Zurückgekeiftes und Gemaultes
Dagegen verwahren sich natürlich in erster Linie die Bewahrer guteidgenössischer Werte und Traditionen. Thomas Müller von der SVP dröhnt zurück: «Deutschland hat offenbar die Rechtskultur einer Bananenrepublik», und Kollege Luzi Stamm findet die Haftbefehle «super». Auch FDP-Nationalrätin Doris Fiala, die nie der Verlockung eines Fettnäpfchens widerstehen kann, sieht gleich die ganze Schweiz als Opfer «eines feindlichen Akts» von Deutschland. Etwas mehr Mühe haben die Schweizer Genossen der sich im höchsten Erregungszustand befindlichen deutschen SPD. Sie retten sich mit einem kleinen Salto aus der Gemengelage und behaupten, dass nur eine Aufgabe des Bankgeheimnisses und der informationelle Datenaustausch solche Verwicklungen zukünftig verhindern können.
Reines Kalkül
Nun hat populistisch-demagogisches Geschäume den kleinen Nachteil, dass die Erregungsbewirtschaftung nur aus politischem Kalkül und völlig losgelöst von banalen Tatsachen betrieben wird.

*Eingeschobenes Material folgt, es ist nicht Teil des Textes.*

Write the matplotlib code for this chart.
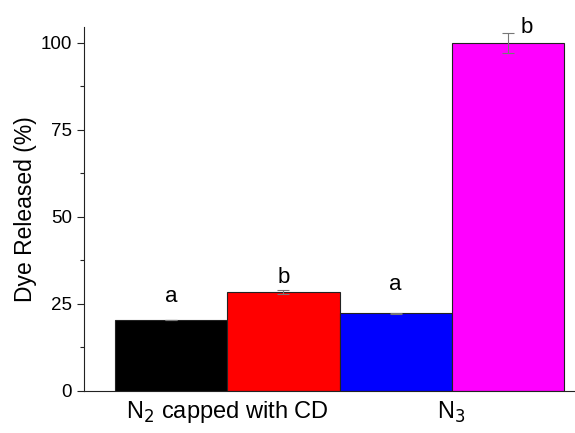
import matplotlib.pyplot as plt
import numpy as np

plt.rcParams["font.family"] = ["Liberation Sans", "DejaVu Sans"]

# dye release per sample, two bars per group
values = [20.4, 28.4, 22.3, 100.0]
errors = [0.0, 0.5, 0.2, 2.9]
colors = ["#000000", "#ff0000", "#0000ff", "#ff00ff"]
letters = ["a", "b", "a", "b"]
group_labels = ["N$_2$ capped with CD", "N$_3$"]

x = np.arange(len(values))

fig = plt.figure(figsize=(5.75, 4.33), dpi=100)
ax = fig.add_axes([0.146, 0.097, 0.852, 0.841])

ax.bar(x, values, width=1.0, color=colors, edgecolor="#222222", linewidth=0.8,
       yerr=errors, error_kw=dict(ecolor="#777777", elinewidth=0.8, capsize=4, capthick=0.8))

# significance letters above each bar
letter_offsets = [(0, 13), (0, 5), (0, 16), (14, 0)]
for xi, v, e, lab, (dx, dy) in zip(x, values, errors, letters, letter_offsets):
    ax.annotate(lab, (xi, v + e), xytext=(dx, dy), textcoords="offset points",
                ha="center", va="baseline", fontsize=16)

ax.set_xlim(-0.78, 3.59)
ax.set_ylim(0, 104.6)
ax.set_yticks([0, 25, 50, 75, 100])
ax.set_yticks([12.5, 37.5, 62.5, 87.5], minor=True)
ax.set_xticks([0.5, 2.5])
ax.set_xticklabels(group_labels, fontsize=17)
ax.tick_params(axis="x", length=0, pad=6)
ax.tick_params(axis="y", which="major", length=5, width=0.8, labelsize=13.5, colors="#222222")
ax.tick_params(axis="y", which="minor", length=3, width=0.8, colors="#222222")
for lbl in ax.get_yticklabels():
    lbl.set_color("black")
ax.set_ylabel("Dye Released (%)", fontsize=16.5, labelpad=3)

ax.spines["top"].set_visible(False)
ax.spines["right"].set_visible(False)
ax.spines["left"].set_color("#222222")
ax.spines["bottom"].set_color("#222222")

fig.savefig("out.png", dpi=100)
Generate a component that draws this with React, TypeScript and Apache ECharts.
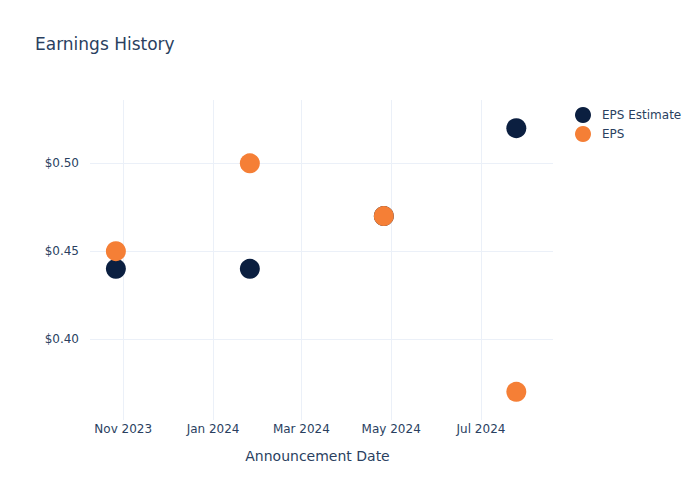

Wenn es um ihr Herrgöttli aus Herrliberg geht, überbieten sich SVP-Vertreter in Klagegesängen über eine ausser Kontrolle geratene Justiz. Sein Mann fürs Grobe verlangt gleich drakonische Massnahmen gegen einen mit der Sache nicht befassten Staatsanwalt, der in einer Beiz räsonierte und dabei belauscht wurde. Politisches Komplott, illegale Handlungen, Hetzjagd, Behinderung eines Parlamentariers bei seiner Tätigkeit, dunkle Machenschaften, wenn nicht auf Befehl höchster Regierungskreise, dann doch von ihnen initiiert, so geht das vielstimmige Klagelied. In einem Wort: Skandal. Also genau die Nummer, die die deutsche Opposition gegen den Schweizer Bundesanwalt Lauber abzieht.
Reine Heuchelei
In Wirklichkeit besteht in beiden Fällen der Anfangsverdacht auf Beihilfe zur Verletzung des immerhin (noch) existierenden Bankgeheimnisses und mögliche weitere Straftaten. Daher wurde in beiden Fällen eine Strafuntersuchung eingeleitet, beim nicht unbekannten Sammler von Anker-Bildern eine Hausdurchsuchung durchgeführt und im Fall der drei deutschen Steuerfahnder Haftbefehl erlassen. Ansonsten gilt hüben wie drüben die Unschuldsvermutung. Wie man aber im Fall von deutschen Reaktionen von Skandal sprechen kann, da hier ja die Justiz nur ihres Amtes walte, während man im Schweizer Fall ebenfalls von Skandal spricht, weil die Justiz ihres Amtes waltet, ist mit Logik oder gesundem Menschenverstand nicht erklärlich. Wie man sich in einem Fall gegen eine Verpolitisierung eines Strafverfahrens auf den Zehenspitzen krähend wehrt, während man es im anderen Fall so lauthals unterstellt, dass man das Halszäpfchen sieht, ist nicht nur Unfug. Es ist reine, dumme Heuchelei. Es ist das Blocher-Prinzip.
Verfolgende Unschuld
Karl Kraus prägte dafür den passenden Begriff der verfolgenden Unschuld. Hier wird die Tat zum Alibi, der Angeschuldigte zum Verfolgten und Verfolger, wird eine letztlich überschaubare strafrechtliche Untersuchung zu einer Krise des Rechtsstaats umgebogen, walten angeblich finstere Mächte, tun sich vermeintlich Abgründe auf. Mit pawlowschem Reflex reagieren die politischen Gegner der sich so ausserjuristisch verteidigenden Objekte einer völlig normalen Untersuchung und merken nicht mal, dass sie damit den Demagogen auf den Leim gekrochen sind. Dass aber niemand konstatiert, dass die SVP-Apologeten gleichzeitig hü in der Schweiz und hott gegenüber Deutschland rufen, ist ein seltenes Armutszeugnis.